- Episode no.: Season 2 Episode 17
- Directed by: Michael Morris
- Written by: Joshua Safran
- Production code: 217
- Original air date: May 26, 2013

Guest appearances
- Bernadette Peters as Leigh Conroy; Michael Cristofer as Jerry Rand; Brian D'Arcy James as Frank Houston; Luke Macfarlane as Patrick Dillon; Thorsten Kaye as Nick; Mara Davi as Daisy Parker; Lillias White as herself; Ron Rifkin as himself; Rosie O'Donnell as herself; Marin Mazzie as herself; Kathleen Marshall as herself; Will Chase as Michael Swift;

Episode chronology
| ← Previous "The Nominations" | Next → — |
- Smash (season 2)

= The Tonys (Smash) =

"The Tonys" is the thirty-second episode of the American television series, Smash. It was written by Smashs show-runner and head writer, Joshua Safran, and directed by Michael Morris. The episode premiered on NBC, on May 26, 2013, the 17th episode of Season 2. It was the second part of a two-part series finale.

==Plot==
At the Tony Awards ceremony, Bombshell won several awards including Best Musical, Best Original Score for Tom and Julia (their first win) and Best Lead Actress in a Musical for Ivy. Hit List won several awards, including Best Book for a Musical for the late Kyle Bishop, Best Featured Actress in a Musical for Daisy Parker, and Best Choreography for Derek.
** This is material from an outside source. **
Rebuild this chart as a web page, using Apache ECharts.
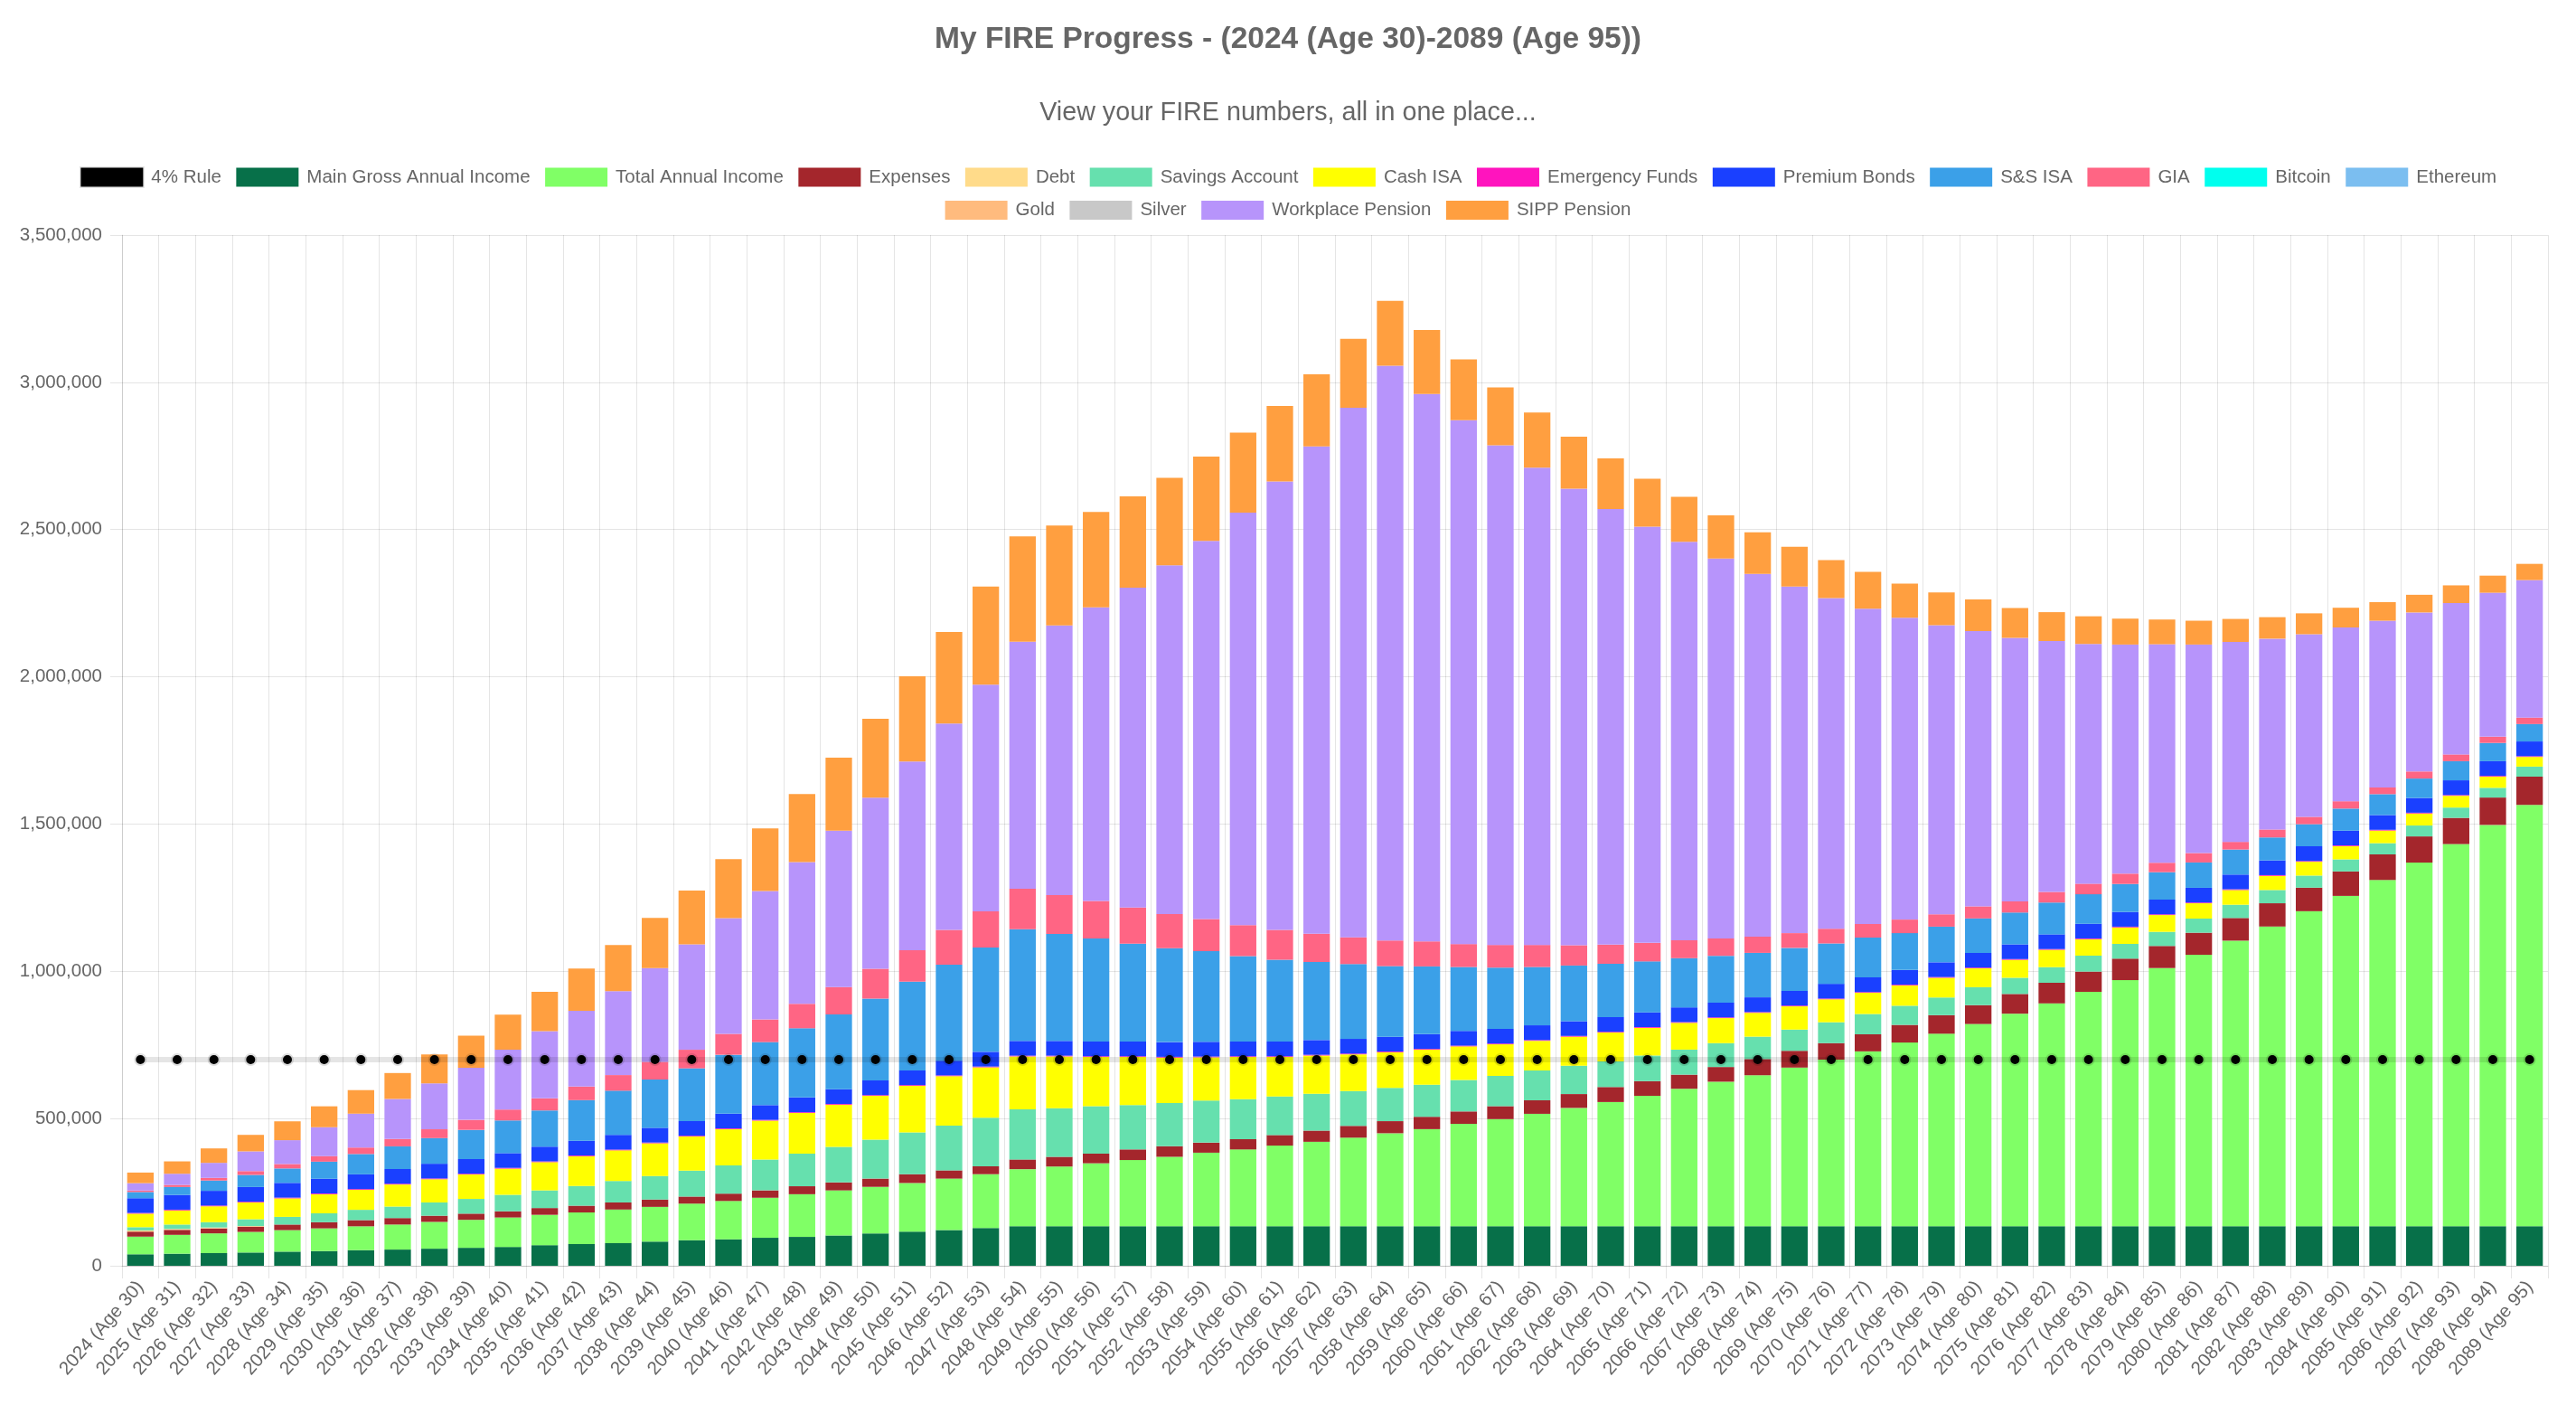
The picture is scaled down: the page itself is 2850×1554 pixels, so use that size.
<!DOCTYPE html>
<html>
<head>
<meta charset="utf-8">
<script src="https://cdn.jsdelivr.net/npm/echarts@6/dist/echarts.min.js"></script>
<style>
html,body{margin:0;padding:0;background:#fff;}
#chart{width:2850px;height:1554px;}
</style>
</head>
<body>
<div id="chart"></div>
<script>
// ---------- DATA ----------
const categories = [
"2024 (Age 30)","2025 (Age 31)","2026 (Age 32)","2027 (Age 33)","2028 (Age 34)","2029 (Age 35)",
"2030 (Age 36)","2031 (Age 37)","2032 (Age 38)","2033 (Age 39)","2034 (Age 40)","2035 (Age 41)",
"2036 (Age 42)","2037 (Age 43)","2038 (Age 44)","2039 (Age 45)","2040 (Age 46)","2041 (Age 47)",
"2042 (Age 48)","2043 (Age 49)","2044 (Age 50)","2045 (Age 51)","2046 (Age 52)","2047 (Age 53)",
"2048 (Age 54)","2049 (Age 55)","2050 (Age 56)","2051 (Age 57)","2052 (Age 58)","2053 (Age 59)",
"2054 (Age 60)","2055 (Age 61)","2056 (Age 62)","2057 (Age 63)","2058 (Age 64)","2059 (Age 65)",
"2060 (Age 66)","2061 (Age 67)","2062 (Age 68)","2063 (Age 69)","2064 (Age 70)","2065 (Age 71)",
"2066 (Age 72)","2067 (Age 73)","2068 (Age 74)","2069 (Age 75)","2070 (Age 76)","2071 (Age 77)",
"2072 (Age 78)","2073 (Age 79)","2074 (Age 80)","2075 (Age 81)","2076 (Age 82)","2077 (Age 83)",
"2078 (Age 84)","2079 (Age 85)","2080 (Age 86)","2081 (Age 87)","2082 (Age 88)","2083 (Age 89)",
"2084 (Age 90)","2085 (Age 91)","2086 (Age 92)","2087 (Age 93)","2088 (Age 94)","2089 (Age 95)"
];

const yTicks = { min: 0, max: 3500000, interval: 500000 };

// 4% rule (full units)
const fourPercentRule = [
700000,700000,700000,700000,700000,700000,700000,700000,700000,700000,700000,700000,
700000,700000,700000,700000,700000,700000,700000,700000,700000,700000,700000,700000,
700000,700000,700000,700000,700000,700000,700000,700000,700000,700000,700000,700000,
700000,700000,700000,700000,700000,700000,700000,700000,700000,700000,700000,700000,
700000,700000,700000,700000,700000,700000,700000,700000,700000,700000,700000,700000,
700000,700000,700000,700000,700000,700000
];

// stacked bar values below are in thousands
const mainGrossIncome = [39,41,43,45,48,50,53,55,58,61,64,70,74,77,82,87,90,95,98,103,110,116,121,128,
134,134,134,134,134,134,134,134,134,134,134,134,134,134,134,134,134,134,134,134,134,134,134,134,
134,134,134,134,134,134,134,134,134,134,134,134,134,134,134,134,134,134];

const totalAnnualIncome = [60,64,67,70,73,77,81,85,91,95,100,103,107,114,118,124,130,136,145,153,158,165,175,183,
194,203,214,225,236,250,261,274,287,301,316,330,348,364,382,402,422,443,467,491,513,539,566,594,
624,654,687,722,757,796,836,877,922,970,1018,1070,1122,1176,1235,1298,1363,1431];

const expenses = [17,17,17,18,19,21,21,22,21,21,21,23,23,24,25,24,25,25,27,27,28,30,28,27,
33,33,33,36,36,34,35,36,38,40,41,42,42,44,46,47,51,50,48,50,55,57,56,58,
60,63,64,67,70,69,73,75,75,77,79,80,83,87,89,89,93,96];

const debt = [4,3,3,2,0,0,0,0,0,0,0,0,0,0,0,0,0,0,0,0,0,0,0,0,
0,0,0,0,0,0,0,0,0,0,0,0,0,0,0,0,0,0,0,0,0,0,0,0,
0,0,0,0,0,0,0,0,0,0,0,0,0,0,0,0,0,0];

const savingsAccount = [11,15,18,23,26,30,35,39,45,50,56,60,67,73,80,88,96,105,111,121,132,142,152,165,
170,165,161,151,147,143,136,131,125,118,113,109,107,103,101,96,87,87,85,81,76,72,71,69,
65,60,61,55,53,54,50,48,48,45,45,41,41,38,37,35,33,34];

const cashIsa = [46,48,54,57,63,65,68,75,79,83,89,96,101,104,111,116,123,132,138,143,149,158,168,171,
180,176,167,163,154,147,143,134,130,125,121,119,114,107,101,99,98,94,91,85,81,79,78,72,
69,67,64,61,59,56,56,57,52,50,48,47,45,43,41,40,38,33];

const emergencyFunds = [2.5,2.5,2.5,2.5,2.5,2.5,2.5,2.5,2.5,2.5,2.5,2.5,2.5,2.5,2.5,2.5,2.5,2.5,2.5,2.5,2.5,2.5,
2.5,2.5,2.5,2.5,2.5,2.5,2.5,2.5,2.5,2.5,2.5,2.5,2.5,2.5,2.5,2.5,2.5,2.5,2.5,2.5,2.5,2.5,
2.5,2.5,2.5,2.5,2.5,2.5,2.5,2.5,2.5,2.5,2.5,2.5,2.5,2.5,2.5,2.5,2.5,2.5,2.5,2.5,2.5,2.5];

const premiumBonds = [50,50,50,50,50,50,50,50,50,50,50,50,50,50,50,50,50,50,50,50,50,50,50,50,
50,50,50,50,50,50,50,50,50,50,50,50,50,50,50,50,50,50,50,50,50,50,50,50,
50,50,50,50,50,50,50,50,50,50,50,50,50,50,50,50,50,50];

const ssIsa = [21,27,35,41,49,58,69,77,87,99,111,123,138,150,164,179,200,214,235,254,278,301,326,354,
379,363,350,332,319,308,290,278,265,254,240,230,217,208,198,189,181,173,167,159,151,146,137,135,
125,121,117,108,108,100,95,93,86,85,78,75,75,71,66,65,62,59];

const gia = [5,7,9,13,15,19,22,25,30,34,37,41,46,53,60,63,71,77,83,93,101,107,118,123,
138,132,127,123,116,109,105,101,96,91,87,85,78,77,75,69,65,63,61,59,55,50,50,46,
46,42,41,38,36,36,35,32,32,26,27,25,25,23,24,23,21,22];

const bitcoin = [0,0,0,0,0,0,0,0,0,0,0,0,0,0,0,0,0,0,0,0,0,0,0,0,0,0,0,0,0,0,0,0,0,
0,0,0,0,0,0,0,0,0,0,0,0,0,0,0,0,0,0,0,0,0,0,0,0,0,0,0,0,0,0,0,0,0];
const ethereum = [0,0,0,0,0,0,0,0,0,0,0,0,0,0,0,0,0,0,0,0,0,0,0,0,0,0,0,0,0,0,0,0,0,
0,0,0,0,0,0,0,0,0,0,0,0,0,0,0,0,0,0,0,0,0,0,0,0,0,0,0,0,0,0,0,0,0];
const gold = [0,0,0,0,0,0,0,0,0,0,0,0,0,0,0,0,0,0,0,0,0,0,0,0,0,0,0,0,0,0,0,0,0,
0,0,0,0,0,0,0,0,0,0,0,0,0,0,0,0,0,0,0,0,0,0,0,0,0,0,0,0,0,0,0,0,0];
const silver = [0,0,0,0,0,0,0,0,0,0,0,0,0,0,0,0,0,0,0,0,0,0,0,0,0,0,0,0,0,0,0,0,0,
0,0,0,0,0,0,0,0,0,0,0,0,0,0,0,0,0,0,0,0,0,0,0,0,0,0,0,0,0,0,0,0,0];

const workplacePension = [25,38,51,67,81,98,115,136,156,177,203,228,257,285,318,358,393,436,481,531,581,641,701,770,
839,916,997,1086,1184,1284,1401,1523,1655,1798,1952,1859,1779,1697,1621,1550,1479,1413,1353,1290,1232,1177,1123,1071,
1025,982,935,895,852,814,778,742,708,679,648,620,590,566,540,514,489,467];

const sippPension = [36,42,49,56,64,71,80,88,98,109,119,134,144,157,171,183,200,213,231,248,268,289,311,333,
357,339,324,310,297,286,272,256,245,234,220,217,206,196,187,177,172,163,153,147,141,135,129,125,
116,111,107,101,98,94,88,84,81,78,73,71,67,63,60,60,58,55];

const THOUSAND = 1000;

// ---------- STYLE ----------
const FONT = "'Liberation Sans', Arial, Helvetica, sans-serif";
const TXT = '#666';
const GRID_LINE = 'rgba(0,0,0,0.1)';

const barDefs = [
  ['Main Gross Annual Income', mainGrossIncome, '#077049'],
  ['Total Annual Income', totalAnnualIncome, '#80ff66'],
  ['Expenses', expenses, '#a4262c'],
  ['Debt', debt, '#ffdb8a'],
  ['Savings Account', savingsAccount, '#66e0ae'],
  ['Cash ISA', cashIsa, '#ffff00'],
  ['Emergency Funds', emergencyFunds, '#ff14be'],
  ['Premium Bonds', premiumBonds, '#1a40ff'],
  ['S&S ISA', ssIsa, '#3ba0e8'],
  ['GIA', gia, '#ff6584'],
  ['Bitcoin', bitcoin, '#00ffee'],
  ['Ethereum', ethereum, '#7bbef0'],
  ['Gold', gold, '#ffbb7e'],
  ['Silver', silver, '#c8c8c8'],
  ['Workplace Pension', workplacePension, '#b794fb'],
  ['SIPP Pension', sippPension, '#ff9f40']
];

const series = [{
  name: '4% Rule',
  type: 'line',
  data: fourPercentRule,
  symbol: 'circle',
  symbolSize: 10,
  z: 10,
  itemStyle: { color: '#000', borderColor: 'rgba(0,0,0,0.13)', borderWidth: 4 },
  lineStyle: { color: 'rgba(0,0,0,0.1)', width: 6 },
  emphasis: { disabled: true }
}];
barDefs.forEach(([name, vals, color]) => {
  series.push({
    name, type: 'bar', stack: 'total', barWidth: '72%',
    data: vals.map(v => v * THOUSAND),
    itemStyle: { color },
    emphasis: { disabled: true }
  });
});

const row1 = ['4% Rule','Main Gross Annual Income','Total Annual Income','Expenses','Debt','Savings Account',
  'Cash ISA','Emergency Funds','Premium Bonds','S&S ISA','GIA','Bitcoin','Ethereum'];
const row2 = ['Gold','Silver','Workplace Pension','SIPP Pension'];
const legendItem = n => n === '4% Rule'
  ? { name: n, icon: 'rect', itemStyle: { color: '#000', borderColor: 'rgba(0,0,0,0.1)', borderWidth: 3 } }
  : { name: n, icon: 'rect' };
const legendBase = {
  left: 'center', orient: 'horizontal', padding: 0,
  itemWidth: 69, itemHeight: 21, itemGap: 16.5, selectedMode: false,
  textStyle: { color: TXT, fontSize: 20.5, fontFamily: FONT, padding: [0, 0, 0, 4] }
};

const chart = echarts.init(document.getElementById('chart'), null, { renderer: 'canvas' });
chart.setOption({
  animation: false,
  backgroundColor: '#fff',
  textStyle: { fontFamily: FONT },
  title: [
    { text: 'My FIRE Progress - (2024 (Age 30)-2089 (Age 95))', left: 'center', top: 27, padding: 0,
      textStyle: { fontSize: 33.5, fontWeight: 'bold', color: TXT, fontFamily: FONT } },
    { text: 'View your FIRE numbers, all in one place...', left: 'center', top: 111, padding: 0,
      textStyle: { fontSize: 28.7, fontWeight: 'normal', color: TXT, fontFamily: FONT } }
  ],
  legend: [
    Object.assign({}, legendBase, { top: 184, data: row1.map(legendItem) }),
    Object.assign({}, legendBase, { top: 222, data: row2.map(legendItem) })
  ],
  grid: { left: 135, right: 31, top: 260, bottom: 154, containLabel: false, outerBoundsMode: 'none' },
  xAxis: {
    type: 'category', data: categories, boundaryGap: true,
    axisLine: { show: true, lineStyle: { color: 'rgba(0,0,0,0.14)', width: 1 } },
    axisTick: { show: true, length: 14, interval: 0, alignWithLabel: false, lineStyle: { color: GRID_LINE } },
    splitLine: { show: true, interval: 0, lineStyle: { color: GRID_LINE, width: 1 } },
    axisLabel: { interval: 0, rotate: 49, margin: 20, color: TXT, fontSize: 20.5, fontFamily: FONT }
  },
  yAxis: {
    type: 'value', min: yTicks.min, max: yTicks.max, interval: yTicks.interval,
    axisLine: { show: true, lineStyle: { color: GRID_LINE } },
    axisTick: { show: true, length: 13, lineStyle: { color: GRID_LINE } },
    splitLine: { show: true, lineStyle: { color: GRID_LINE, width: 1 } },
    axisLabel: { margin: 22, color: TXT, fontSize: 20.5, fontFamily: FONT,
      formatter: v => v.toLocaleString('en-US') }
  },
  tooltip: { show: false },
  series
});
</script>
</body>
</html>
After the ceremony, Jimmy tells Karen that five years ago, he did some drugs with a girl he barely knew; she overdosed. He ran away and hid with Kyle and Adam and changed his name. After getting himself together, he turned himself in to the police. He discovered that the girl who overdosed was fine; however, he was being charged with distribution of a controlled substance and facing 6–18 months of jail-time. He told Karen that he wanted to be a better man and that facing up to his past would help. He paid bail but needed to go back to the police station that night.

Tom and Julia agree to work on a movie musical with Patrick.

At the end of the show, Karen and Ivy perform "Big Finish" for the Tony audience; the performance is designed for the television audience as well. There is a montage of the various characters: Jimmy and Karen kiss in front of the police station as he heads in, Derek and Ivy hug as he strokes her stomach (implying she told him about the baby), Julia shows up at Michael Swift's door, and Karen and Ana hug as they look at Kyle's Tony award (as Jimmy has gone back to the police station).

==Production==
The episode featured three songs, one cover ("Under Pressure" by Queen and David Bowie) and two originals, one a reprise. "Broadway, Here I Come!", the reprise, was written by Joe Iconis. "Big Finish" was written by the show's in-house songwriters Marc Shaiman and Scott Wittman.

The reprise of "Broadway, Here I Come!" as an a cappella version with vocals by the Hit List cast, "Under Pressure" and "Big Finish" are available on the cast album The Music of Smash: The Complete Season 2, available digitally.

==Critical reception==
Michael Slezak of TVLine reviewed the episode (together with"The Nominations" episode since it was a 2-hour finale) and gave it a mostly positive review. Hillary Busis from Entertainment Weekly also gave the episode a mostly positive review (reviewed with "The Nominations" episode).